- Born: Greenville, South Carolina
- Known for: Activism against segregation, one of the Greenville Eight
- Movement: Civil Rights Movement

= Dorris Wright =

Civil rights activist

Dorris "DeeDee" Wright is an American Civil Rights activist, and one of the Greenville Eight, who successfully protested the segregation of the Greenville Public Library in 1960.

== Activism ==
Born in Greenville, South Carolina, Wright's activism began when she was just a teenager. She was president of the State Youth Council of the NAACP Greenville Branch and served as secretary of the State Youth Council, and was arrested several times for civil disobedience at local sit-ins.

On July 16, 1960, eight Black students were arrested in Greenville, South Carolina, for reading in the "white's only" library. They came to be known as the Greenville Eight. These eight students were Jesse Jackson, Dorris Wright, Hattie Smith Wright, Elaine Means, Willie Joe Wright, Benjamin Downs, Margaree Seawright Crosby, and Joan Mattison Daniel.
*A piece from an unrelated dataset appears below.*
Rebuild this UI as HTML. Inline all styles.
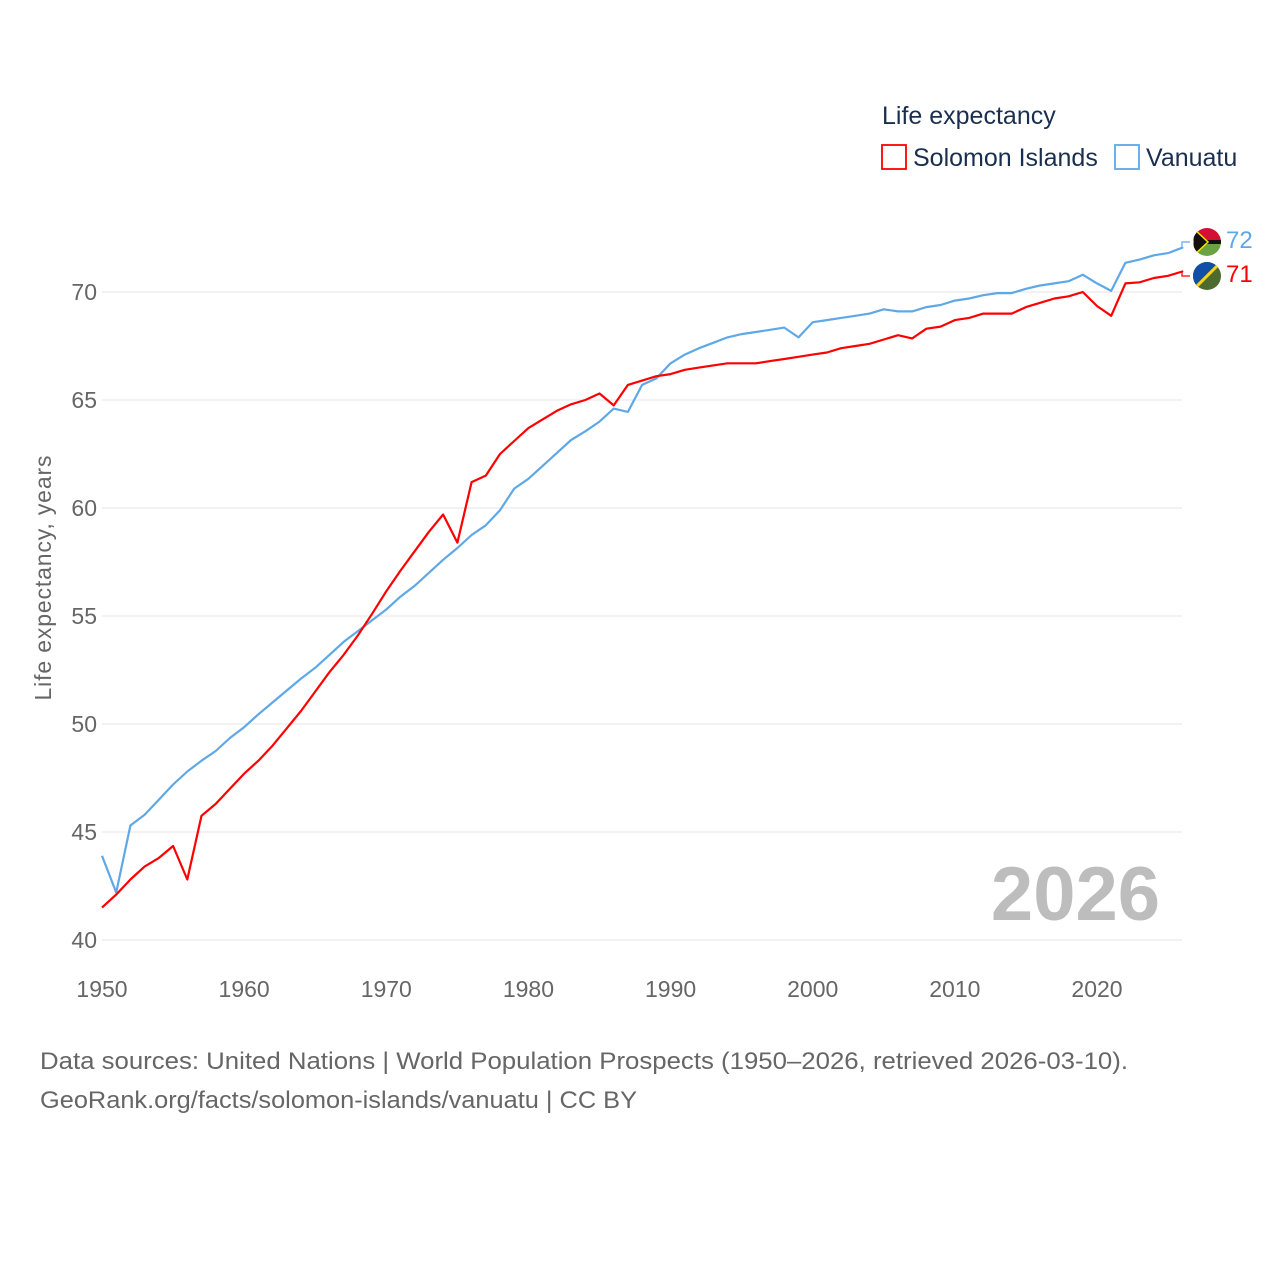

After a lawsuit was filed on the students' behalf, the Greenville City Council responded by closing all of their libraries. On September 19, 1960, as a direct result of the Greenville Eight's protest and a subsequent court ruling, the city of Greenville's public libraries were reopened and desegregated from that day forward.

Wright also helped organize statewide protests against segregation, including the State House demonstration in March 1961.
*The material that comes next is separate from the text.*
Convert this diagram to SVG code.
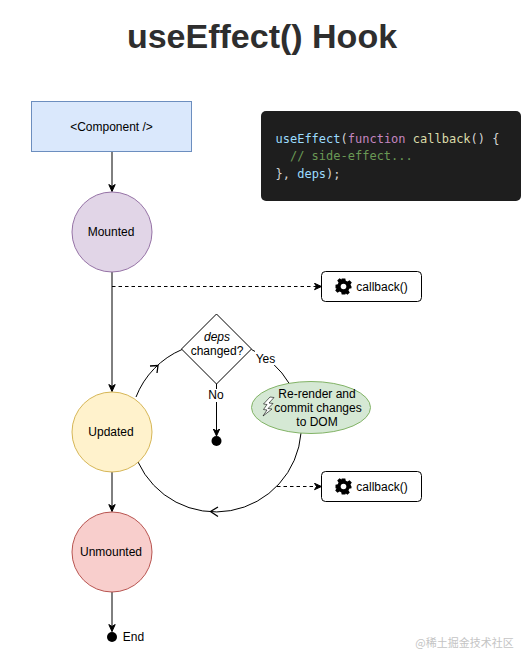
<svg xmlns="http://www.w3.org/2000/svg" width="531" height="667" viewBox="0 0 531 667">
<style>
text{font-family:"Liberation Sans",Arial,sans-serif;font-size:12px;fill:#000;text-anchor:middle}
.edge{fill:none;stroke:#000;stroke-width:1}
.dash{stroke-dasharray:3.500 3}
.head{fill:none;stroke:#000;stroke-width:1.300}
.box{fill:#fff;stroke:#000;stroke-width:1}
.code{font-family:"DejaVu Sans Mono","Liberation Mono",monospace;font-size:12px;text-anchor:start;fill:#d4d4d4}
.node{stroke-width:1}
</style>
<defs>
<marker id="arrow" markerWidth="9" markerHeight="8" refX="7.500" refY="4" orient="auto" markerUnits="userSpaceOnUse"><path d="M0.500 0.800L7.500 4L0.500 7.200L2.500 4Z" fill="#000" stroke="#000" stroke-width="1"/></marker>
<g id="gear"><path d="M-1.800-8H1.800L2.300-5.700L4-5L6-6.300L8.300-4L7-2L7.700-.3L8-.3V1.800L5.700 2.300L5 4L6.300 6L4 8.300L2.300 7L1.800 8H-1.800L-2.300 5.700L-4 5L-6 6.300L-8.300 4L-7 2L-8 1.800V-1.800L-5.700-2.300L-5-4L-6.300-6L-4-8.300L-2-7Z" fill="#000"/><circle r="2.800" fill="#fff"/></g>
</defs>
<rect width="531" height="667" fill="#fff"/>
<text id="title" x="262" y="48" style="font-size:34px;font-weight:bold;fill:#2e2e2e">useEffect() Hook</text>

<g id="connectors">
<path class="edge" marker-end="url(#arrow)" d="M112 151V191.500"/>
<path class="edge" marker-end="url(#arrow)" d="M112 272V391.500"/>
<path class="edge" marker-end="url(#arrow)" d="M112 472V511.500"/>
<path class="edge" marker-end="url(#arrow)" d="M112 592V631.500"/>
<path class="edge dash" marker-end="url(#arrow)" d="M112 286.500H321.500"/>
<path class="edge dash" marker-end="url(#arrow)" d="M277 486.500H321.500"/>
<path class="edge" d="M136 397A85.500 85.500 0 0 1 182 349.500"/>
<path class="edge" d="M251.500 349.500A85.500 85.500 0 0 1 301 433"/>
<path class="edge" d="M301 433A85.500 85.500 0 0 1 138 462"/>
<path class="head" d="M150 366L158 365.500L157 373"/>
<path class="head" d="M218 507L210.500 511.500L218 516.500"/>
<path class="edge" marker-end="url(#arrow)" d="M216.500 384V436"/>
<rect x="255" y="351" width="21" height="14" fill="#fff"/>
<text x="265.500" y="363">Yes</text>
<rect x="207" y="389" width="19" height="13" fill="#fff"/>
<text x="216" y="399">No</text>
</g>

<g id="component"><rect x="31.500" y="101.500" width="160" height="50" fill="#dae8fc" stroke="#6c8ebf"/><text x="111.500" y="131">&lt;Component /&gt;</text></g>
<g id="mounted"><circle class="node" cx="112" cy="232" r="40" fill="#e1d5e7" stroke="#9673a6"/><text x="111" y="236">Mounted</text></g>
<g id="updated"><circle class="node" cx="112" cy="432" r="40" fill="#fff2cc" stroke="#d6b656"/><text x="111" y="436">Updated</text></g>
<g id="unmounted"><circle class="node" cx="112" cy="552" r="40" fill="#f8cecc" stroke="#b85450"/><text x="111" y="556">Unmounted</text></g>
<g id="end"><circle cx="112" cy="637" r="5" fill="#000"/><text x="133.500" y="641">End</text></g>

<g id="code"><rect x="261" y="111" width="260" height="90" rx="5" fill="#1e1e1e"/>
<text class="code" x="275.500" y="143"><tspan style="fill:#9cdcfe">useEffect</tspan>(<tspan style="fill:#c586c0">function</tspan> <tspan style="fill:#dcdcaa">callback</tspan>() {</text>
<text class="code" x="275.500" y="160" xml:space="preserve" style="fill:#6a9955">  // side-effect...</text>
<text class="code" x="275.500" y="178">}, <tspan style="fill:#9cdcfe">deps</tspan>);</text></g>

<g id="callback1"><rect class="box" x="321.500" y="271.500" width="100" height="30" rx="4"/><use href="#gear" x="343.500" y="286.500"/><text x="385" y="291" dx="-3">callback()</text></g>
<g id="callback2"><rect class="box" x="321.500" y="471.500" width="100" height="30" rx="4"/><use href="#gear" x="343.500" y="486.500"/><text x="385" y="491" dx="-3">callback()</text></g>

<g id="deps"><path d="M216.500 314L251.500 349L216.500 384L181.500 349Z" fill="#fff" stroke="#000"/><text x="217" y="341" style="font-style:italic">deps</text><text x="217" y="355">changed?</text></g>
<circle id="stop" cx="216.500" cy="441" r="5" fill="#000"/>

<g id="rerender"><ellipse cx="311" cy="407.500" rx="59.500" ry="26" fill="#d5e8d4" stroke="#82b366"/>
<text x="317" y="398">Re-render and</text><text x="318" y="412">commit changes</text><text x="317" y="426">to DOM</text>
<path d="M270 397L274 397.500L269 403L273 403.500L268 408.500L272 409L263 416L267 410L263.500 409.500L267 404.500L263.500 404Z" fill="#fff" stroke="#000" stroke-width=".6"/></g>

<text id="watermark" x="464.500" y="647" style="font-family:'Noto Sans CJK SC','Liberation Sans',sans-serif;font-size:11px;fill:#c4c4c4">@稀土掘金技术社区</text>
</svg>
Wright was one of the plaintiffs in the landmark Edwards v. South Carolina decision, in which the Supreme Court ruled that the students had exercised constitutional rights in their public assembly and protest of segregation. The case is still an essential legal precedent for our rights of public assembly and protest.

While at Clark University, and serving as President of the Student Government Association, Wright and a group of students met with Coretta Scott King, and discussed their support for making Martin Luther King Jr.’s birthday a federal holiday. This student group was one of the first organizations to share their support for what would become Martin Luther King Jr. Day.
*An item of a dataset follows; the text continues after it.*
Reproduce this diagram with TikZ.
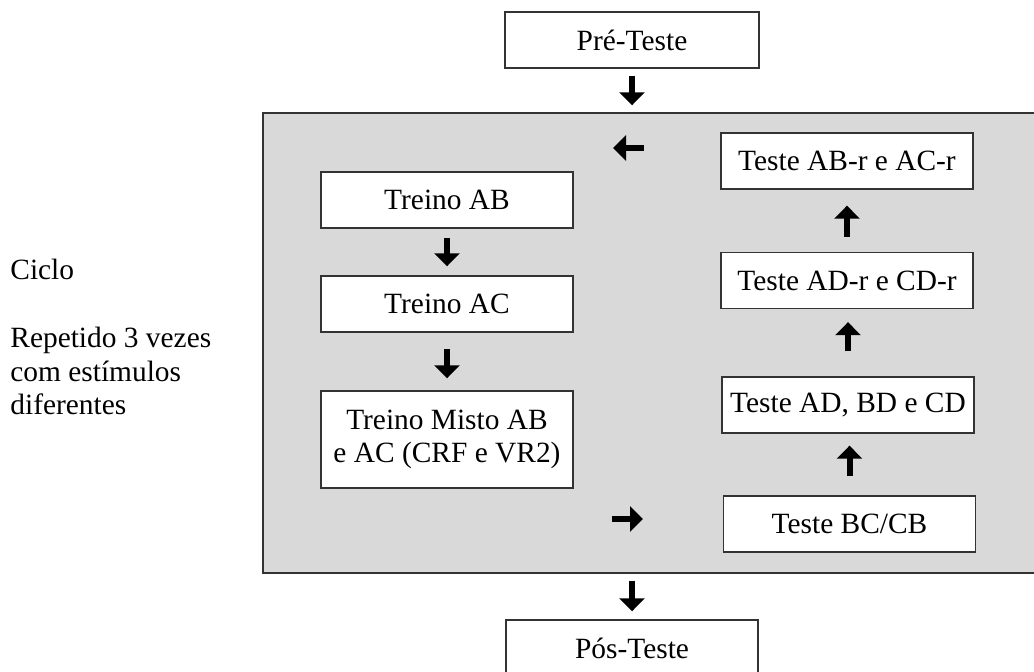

== Education and career ==
Wright earned a master’s degree in counseling and psychology from the University of Missouri and worked in non-profit and government social services, specializing in mental health care. After retiring to Salisbury, N.C., Wright served as the first African American chairwoman of the city’s planning board, as an executive community member of the NAACP, and as the interim director of Salisbury-Rowan Community Service Council.

Wright has received multiple awards and recognition for her activism work, including the NAACP’s Martin Luther King Humanitarian Award, Elizabeth Duncan Koontz Humanitarian Award, the University of Missouri’s Distinguished Alumna Award, and a Rainbow PUSH’s Freedom Fighter and Legacy Award.

In 2022, Wright published her memoir, The (W)right Thing: My Life in the Civil Rights Movement and Beyond, detailing her commitment to fighting for equality.

After the death of Reverend Jesse Jackson, Wright was interviewed and asked to share her memories of the late Jackson and their days as the Greenville Eight.